Task: Identify the lines that contain the word "diagram" and copy each one.

Data supplied:
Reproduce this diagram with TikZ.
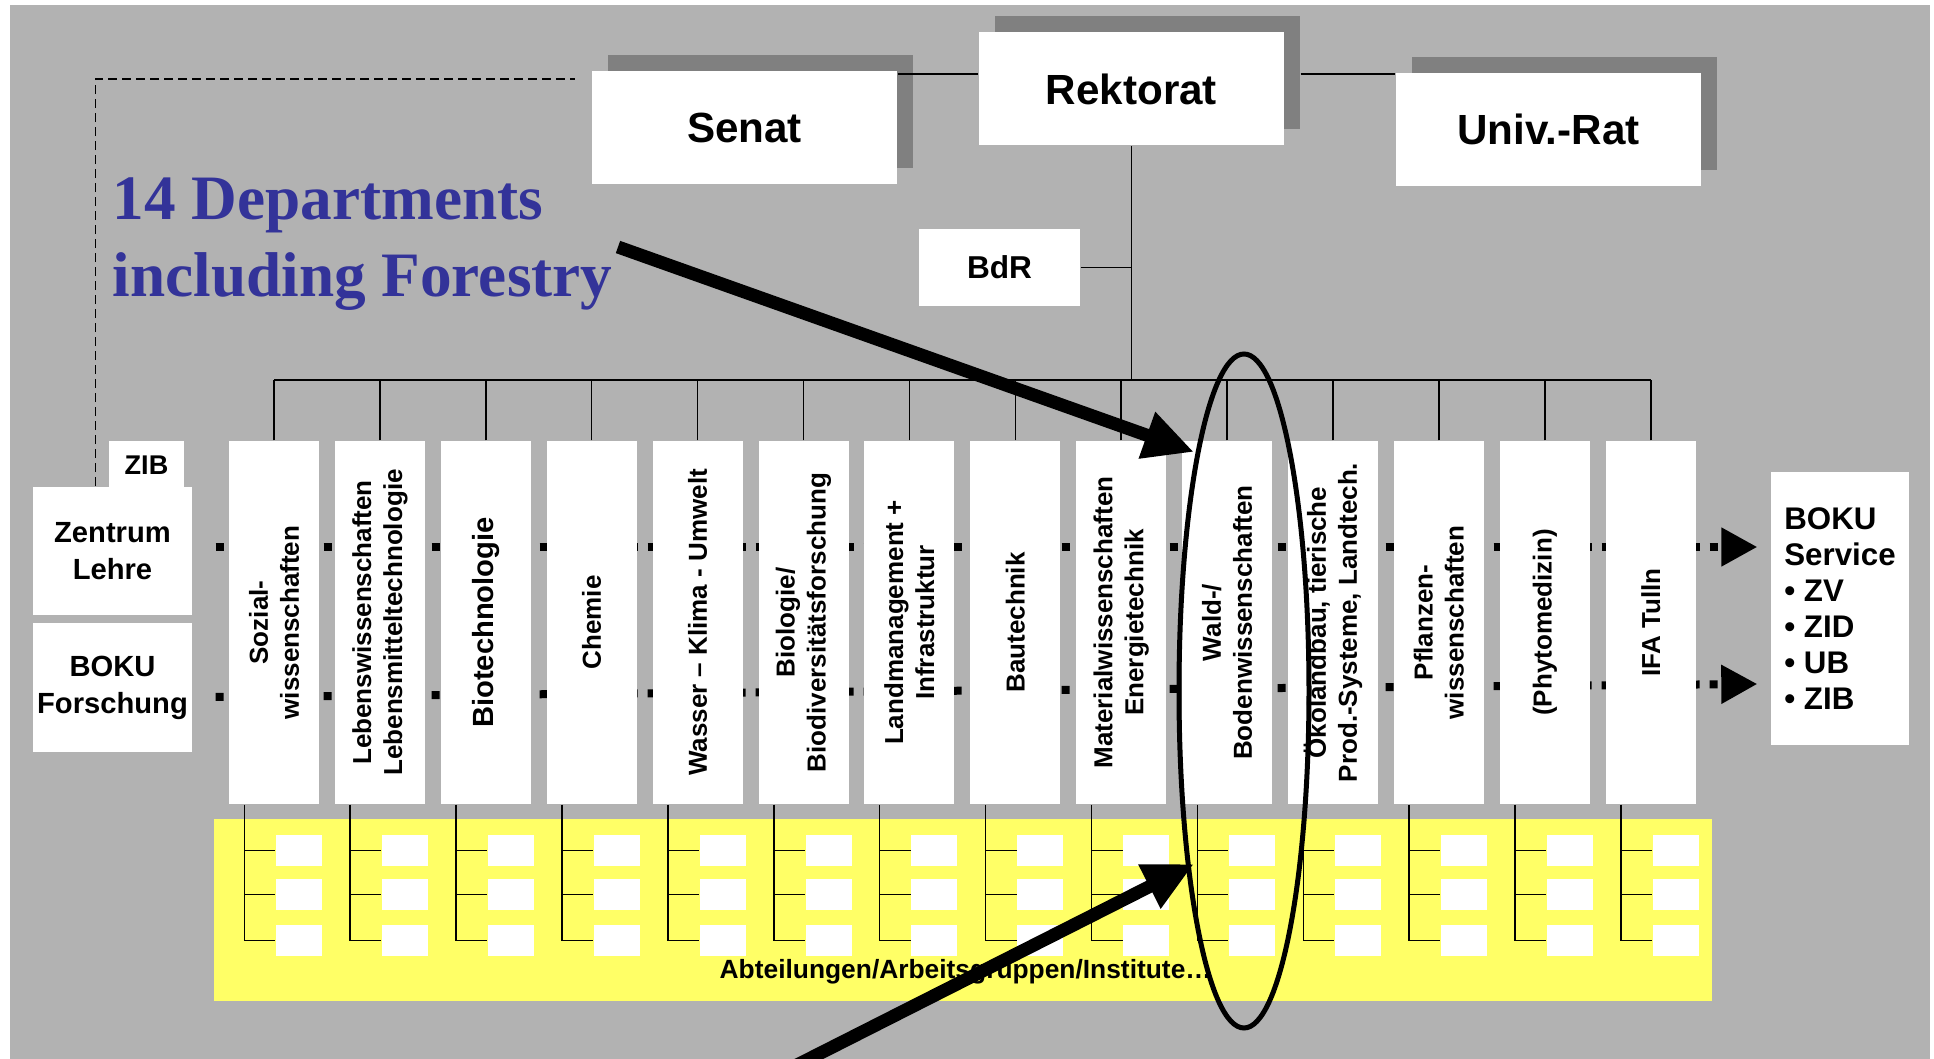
---
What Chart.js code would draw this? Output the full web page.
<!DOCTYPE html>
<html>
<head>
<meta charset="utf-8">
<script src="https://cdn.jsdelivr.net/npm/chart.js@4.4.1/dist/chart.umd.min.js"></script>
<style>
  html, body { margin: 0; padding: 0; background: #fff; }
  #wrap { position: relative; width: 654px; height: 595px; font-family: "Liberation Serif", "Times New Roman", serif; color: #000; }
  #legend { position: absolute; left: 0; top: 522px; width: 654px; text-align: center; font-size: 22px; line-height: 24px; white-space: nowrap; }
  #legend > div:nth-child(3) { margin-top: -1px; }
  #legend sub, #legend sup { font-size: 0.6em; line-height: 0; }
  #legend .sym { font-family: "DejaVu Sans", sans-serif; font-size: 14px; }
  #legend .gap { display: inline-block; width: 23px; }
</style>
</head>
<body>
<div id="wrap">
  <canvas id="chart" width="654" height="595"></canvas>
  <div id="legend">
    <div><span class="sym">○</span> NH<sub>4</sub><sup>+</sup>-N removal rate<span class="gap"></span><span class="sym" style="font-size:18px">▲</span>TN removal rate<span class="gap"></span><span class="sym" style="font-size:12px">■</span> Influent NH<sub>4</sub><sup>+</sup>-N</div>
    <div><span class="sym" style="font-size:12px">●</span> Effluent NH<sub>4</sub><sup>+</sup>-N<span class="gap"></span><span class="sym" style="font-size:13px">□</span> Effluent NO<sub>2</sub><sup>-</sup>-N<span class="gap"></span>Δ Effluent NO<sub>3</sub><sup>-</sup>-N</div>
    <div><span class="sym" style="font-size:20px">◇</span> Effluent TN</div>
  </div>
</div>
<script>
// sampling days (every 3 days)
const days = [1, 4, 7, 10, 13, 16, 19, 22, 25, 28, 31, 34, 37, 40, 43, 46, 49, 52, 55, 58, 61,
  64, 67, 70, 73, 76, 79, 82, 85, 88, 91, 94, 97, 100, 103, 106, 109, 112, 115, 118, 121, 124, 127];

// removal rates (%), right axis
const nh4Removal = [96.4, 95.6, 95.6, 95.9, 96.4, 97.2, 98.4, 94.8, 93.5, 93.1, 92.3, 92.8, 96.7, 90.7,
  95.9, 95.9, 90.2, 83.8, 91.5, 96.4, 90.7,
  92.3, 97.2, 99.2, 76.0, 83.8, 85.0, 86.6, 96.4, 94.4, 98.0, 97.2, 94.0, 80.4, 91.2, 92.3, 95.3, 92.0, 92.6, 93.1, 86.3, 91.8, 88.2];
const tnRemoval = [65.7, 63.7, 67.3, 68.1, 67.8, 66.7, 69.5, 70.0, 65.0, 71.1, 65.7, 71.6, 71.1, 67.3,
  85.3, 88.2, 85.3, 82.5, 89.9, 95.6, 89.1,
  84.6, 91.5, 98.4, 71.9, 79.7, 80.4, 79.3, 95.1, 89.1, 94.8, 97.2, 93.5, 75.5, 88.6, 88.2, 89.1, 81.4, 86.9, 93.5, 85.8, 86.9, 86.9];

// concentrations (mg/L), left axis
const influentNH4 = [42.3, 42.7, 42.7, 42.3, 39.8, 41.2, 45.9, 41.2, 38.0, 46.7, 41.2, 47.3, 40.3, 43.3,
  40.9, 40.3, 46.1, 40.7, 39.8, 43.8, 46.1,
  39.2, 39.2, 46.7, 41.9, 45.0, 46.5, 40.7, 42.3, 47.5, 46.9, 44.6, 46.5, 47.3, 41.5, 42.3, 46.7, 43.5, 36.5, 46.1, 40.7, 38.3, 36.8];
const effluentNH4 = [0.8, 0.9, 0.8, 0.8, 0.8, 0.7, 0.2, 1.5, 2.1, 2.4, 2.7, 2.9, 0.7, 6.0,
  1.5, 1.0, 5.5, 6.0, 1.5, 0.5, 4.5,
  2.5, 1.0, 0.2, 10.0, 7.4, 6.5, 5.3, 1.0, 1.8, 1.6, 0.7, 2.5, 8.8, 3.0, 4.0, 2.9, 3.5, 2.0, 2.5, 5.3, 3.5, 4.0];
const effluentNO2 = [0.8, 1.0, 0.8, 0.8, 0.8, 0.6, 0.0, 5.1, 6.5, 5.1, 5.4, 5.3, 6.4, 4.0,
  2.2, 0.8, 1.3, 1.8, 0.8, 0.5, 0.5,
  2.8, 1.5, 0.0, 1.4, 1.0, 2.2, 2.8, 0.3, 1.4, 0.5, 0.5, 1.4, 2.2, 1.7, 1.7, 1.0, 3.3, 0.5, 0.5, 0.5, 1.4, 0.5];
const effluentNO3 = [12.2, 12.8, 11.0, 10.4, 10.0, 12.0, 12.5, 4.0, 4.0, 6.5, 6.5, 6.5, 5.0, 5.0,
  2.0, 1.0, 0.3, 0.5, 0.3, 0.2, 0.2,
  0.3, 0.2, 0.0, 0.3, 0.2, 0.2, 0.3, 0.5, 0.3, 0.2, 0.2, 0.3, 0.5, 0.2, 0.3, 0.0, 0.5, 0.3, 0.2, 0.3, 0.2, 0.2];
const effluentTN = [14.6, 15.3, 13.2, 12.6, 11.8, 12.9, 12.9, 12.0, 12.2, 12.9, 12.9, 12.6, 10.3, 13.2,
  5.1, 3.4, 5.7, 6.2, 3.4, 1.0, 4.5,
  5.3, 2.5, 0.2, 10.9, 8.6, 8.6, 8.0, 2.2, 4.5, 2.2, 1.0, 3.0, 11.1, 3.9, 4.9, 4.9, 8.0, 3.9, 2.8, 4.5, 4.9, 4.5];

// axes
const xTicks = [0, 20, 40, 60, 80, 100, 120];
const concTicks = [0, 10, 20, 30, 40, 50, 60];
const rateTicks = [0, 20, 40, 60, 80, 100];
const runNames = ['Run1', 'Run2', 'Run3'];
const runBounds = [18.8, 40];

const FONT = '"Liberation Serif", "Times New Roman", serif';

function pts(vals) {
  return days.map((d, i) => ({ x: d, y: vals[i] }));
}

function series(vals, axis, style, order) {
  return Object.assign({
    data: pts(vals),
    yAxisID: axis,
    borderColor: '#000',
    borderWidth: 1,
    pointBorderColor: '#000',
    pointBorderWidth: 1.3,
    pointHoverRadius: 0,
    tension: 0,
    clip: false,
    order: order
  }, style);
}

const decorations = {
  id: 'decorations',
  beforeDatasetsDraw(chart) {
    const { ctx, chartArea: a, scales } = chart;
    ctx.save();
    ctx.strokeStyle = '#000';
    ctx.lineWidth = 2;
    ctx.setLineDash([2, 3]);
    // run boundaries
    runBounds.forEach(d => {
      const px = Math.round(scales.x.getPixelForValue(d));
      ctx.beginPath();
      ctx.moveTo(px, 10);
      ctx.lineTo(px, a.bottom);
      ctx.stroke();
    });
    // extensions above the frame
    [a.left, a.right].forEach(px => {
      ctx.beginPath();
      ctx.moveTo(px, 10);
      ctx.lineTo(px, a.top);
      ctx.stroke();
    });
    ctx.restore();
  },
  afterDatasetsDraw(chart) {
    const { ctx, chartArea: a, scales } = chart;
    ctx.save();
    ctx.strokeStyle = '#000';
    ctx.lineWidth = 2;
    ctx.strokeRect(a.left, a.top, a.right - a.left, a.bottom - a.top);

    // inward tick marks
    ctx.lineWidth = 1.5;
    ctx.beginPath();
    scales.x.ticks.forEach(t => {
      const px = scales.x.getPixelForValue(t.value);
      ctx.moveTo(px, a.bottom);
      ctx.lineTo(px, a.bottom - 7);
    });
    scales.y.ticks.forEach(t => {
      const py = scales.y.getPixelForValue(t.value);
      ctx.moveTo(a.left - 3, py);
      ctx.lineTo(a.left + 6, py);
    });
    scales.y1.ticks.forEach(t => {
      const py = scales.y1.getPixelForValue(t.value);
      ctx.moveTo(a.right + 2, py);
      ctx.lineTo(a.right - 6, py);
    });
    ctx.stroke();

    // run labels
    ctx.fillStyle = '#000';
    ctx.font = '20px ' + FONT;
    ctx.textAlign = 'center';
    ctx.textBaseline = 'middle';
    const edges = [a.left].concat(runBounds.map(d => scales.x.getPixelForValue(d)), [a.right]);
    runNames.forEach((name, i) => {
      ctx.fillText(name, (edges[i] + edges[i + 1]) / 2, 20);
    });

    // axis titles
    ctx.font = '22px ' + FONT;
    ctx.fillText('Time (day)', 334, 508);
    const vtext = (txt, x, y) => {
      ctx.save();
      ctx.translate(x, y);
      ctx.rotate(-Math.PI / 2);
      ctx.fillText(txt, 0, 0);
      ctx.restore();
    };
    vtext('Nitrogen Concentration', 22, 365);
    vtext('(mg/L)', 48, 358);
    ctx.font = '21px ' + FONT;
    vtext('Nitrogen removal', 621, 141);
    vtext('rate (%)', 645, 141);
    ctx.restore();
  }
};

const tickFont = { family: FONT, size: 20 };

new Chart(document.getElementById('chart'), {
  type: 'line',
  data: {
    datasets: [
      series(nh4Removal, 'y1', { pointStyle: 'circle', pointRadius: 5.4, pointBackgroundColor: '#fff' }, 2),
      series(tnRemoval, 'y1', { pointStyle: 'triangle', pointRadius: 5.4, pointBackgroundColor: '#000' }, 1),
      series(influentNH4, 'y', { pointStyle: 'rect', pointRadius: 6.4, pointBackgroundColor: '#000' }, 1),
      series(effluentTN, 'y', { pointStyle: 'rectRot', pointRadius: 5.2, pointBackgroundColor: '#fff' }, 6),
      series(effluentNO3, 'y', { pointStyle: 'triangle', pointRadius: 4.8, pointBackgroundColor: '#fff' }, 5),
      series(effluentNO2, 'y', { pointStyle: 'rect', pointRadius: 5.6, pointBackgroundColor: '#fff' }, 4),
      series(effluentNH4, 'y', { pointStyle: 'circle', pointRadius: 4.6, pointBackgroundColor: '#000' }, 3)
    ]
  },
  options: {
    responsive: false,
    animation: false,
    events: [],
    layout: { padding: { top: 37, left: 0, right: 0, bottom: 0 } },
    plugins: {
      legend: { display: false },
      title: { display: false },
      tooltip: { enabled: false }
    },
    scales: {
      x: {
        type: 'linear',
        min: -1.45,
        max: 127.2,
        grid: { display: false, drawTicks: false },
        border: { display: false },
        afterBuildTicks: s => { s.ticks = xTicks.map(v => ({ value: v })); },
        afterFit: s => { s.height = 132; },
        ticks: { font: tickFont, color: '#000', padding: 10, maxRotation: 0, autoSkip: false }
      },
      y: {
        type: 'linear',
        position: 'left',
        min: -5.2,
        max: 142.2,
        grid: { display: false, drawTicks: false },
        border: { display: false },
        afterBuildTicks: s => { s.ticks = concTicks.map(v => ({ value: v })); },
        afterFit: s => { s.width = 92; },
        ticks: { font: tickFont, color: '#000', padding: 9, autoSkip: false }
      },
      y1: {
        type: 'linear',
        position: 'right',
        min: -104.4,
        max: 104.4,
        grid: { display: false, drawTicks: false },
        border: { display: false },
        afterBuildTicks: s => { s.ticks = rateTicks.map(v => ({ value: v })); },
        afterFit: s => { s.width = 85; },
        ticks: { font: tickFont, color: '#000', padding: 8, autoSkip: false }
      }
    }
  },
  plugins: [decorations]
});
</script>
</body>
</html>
...
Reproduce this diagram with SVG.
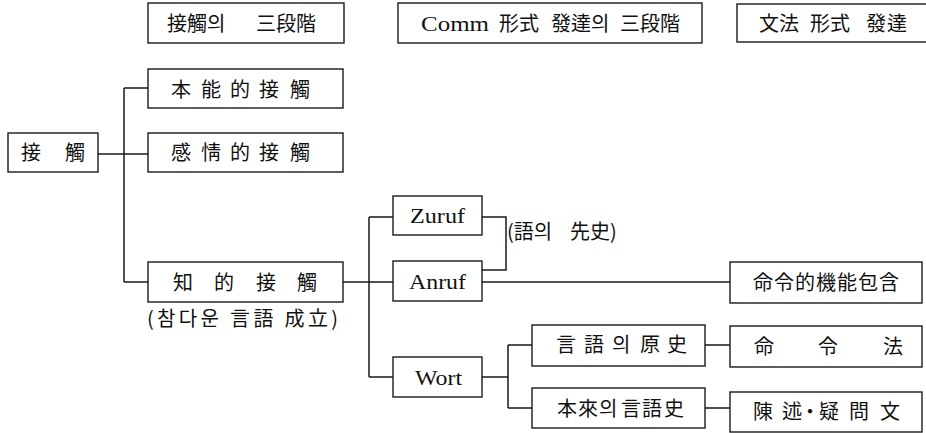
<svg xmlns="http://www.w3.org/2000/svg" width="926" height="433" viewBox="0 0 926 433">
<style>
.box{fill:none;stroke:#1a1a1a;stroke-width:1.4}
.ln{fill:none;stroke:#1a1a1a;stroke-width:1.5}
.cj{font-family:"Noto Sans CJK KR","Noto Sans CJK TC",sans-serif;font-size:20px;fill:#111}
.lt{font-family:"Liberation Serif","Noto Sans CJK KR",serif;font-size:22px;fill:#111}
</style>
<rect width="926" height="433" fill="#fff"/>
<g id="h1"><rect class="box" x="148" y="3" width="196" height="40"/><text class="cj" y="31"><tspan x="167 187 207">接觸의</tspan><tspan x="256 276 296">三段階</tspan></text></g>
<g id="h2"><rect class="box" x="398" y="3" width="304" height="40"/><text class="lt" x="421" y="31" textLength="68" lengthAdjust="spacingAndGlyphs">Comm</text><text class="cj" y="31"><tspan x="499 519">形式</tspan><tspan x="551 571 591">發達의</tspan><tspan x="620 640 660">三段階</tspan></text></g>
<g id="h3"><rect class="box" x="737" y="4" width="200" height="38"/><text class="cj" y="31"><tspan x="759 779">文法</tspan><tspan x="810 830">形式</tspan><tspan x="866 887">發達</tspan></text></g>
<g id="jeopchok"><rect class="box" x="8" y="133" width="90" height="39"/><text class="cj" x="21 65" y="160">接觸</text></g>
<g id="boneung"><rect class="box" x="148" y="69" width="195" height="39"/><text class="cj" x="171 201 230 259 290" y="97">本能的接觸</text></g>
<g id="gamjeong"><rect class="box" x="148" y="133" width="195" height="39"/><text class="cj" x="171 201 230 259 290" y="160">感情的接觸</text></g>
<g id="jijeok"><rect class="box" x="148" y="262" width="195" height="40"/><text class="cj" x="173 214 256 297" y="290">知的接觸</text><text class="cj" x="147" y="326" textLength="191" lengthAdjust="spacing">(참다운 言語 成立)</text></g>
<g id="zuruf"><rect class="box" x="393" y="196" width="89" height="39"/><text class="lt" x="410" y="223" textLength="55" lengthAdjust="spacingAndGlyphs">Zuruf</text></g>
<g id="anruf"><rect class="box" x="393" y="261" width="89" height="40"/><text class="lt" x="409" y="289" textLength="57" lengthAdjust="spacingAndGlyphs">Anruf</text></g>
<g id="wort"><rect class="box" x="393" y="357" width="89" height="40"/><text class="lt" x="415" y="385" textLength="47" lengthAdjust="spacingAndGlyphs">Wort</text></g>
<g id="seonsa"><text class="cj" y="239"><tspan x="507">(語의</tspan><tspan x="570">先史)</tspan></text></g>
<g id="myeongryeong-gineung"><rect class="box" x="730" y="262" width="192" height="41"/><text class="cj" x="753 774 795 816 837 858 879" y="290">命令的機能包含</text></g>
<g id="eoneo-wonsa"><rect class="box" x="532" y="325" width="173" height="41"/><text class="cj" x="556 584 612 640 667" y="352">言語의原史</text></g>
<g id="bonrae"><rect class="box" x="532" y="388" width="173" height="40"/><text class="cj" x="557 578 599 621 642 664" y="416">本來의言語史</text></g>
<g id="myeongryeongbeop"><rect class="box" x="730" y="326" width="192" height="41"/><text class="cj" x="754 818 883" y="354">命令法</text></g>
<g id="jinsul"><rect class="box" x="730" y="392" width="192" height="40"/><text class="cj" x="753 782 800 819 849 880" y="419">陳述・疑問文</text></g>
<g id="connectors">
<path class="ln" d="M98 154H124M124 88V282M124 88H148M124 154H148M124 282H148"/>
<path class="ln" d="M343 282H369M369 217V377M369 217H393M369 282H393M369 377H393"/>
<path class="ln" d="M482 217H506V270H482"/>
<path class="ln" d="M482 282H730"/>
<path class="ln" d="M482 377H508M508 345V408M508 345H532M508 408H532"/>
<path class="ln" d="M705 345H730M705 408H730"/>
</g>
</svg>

Response to this exercise:
Reproduce this diagram with TikZ.
Reproduce this diagram with SVG.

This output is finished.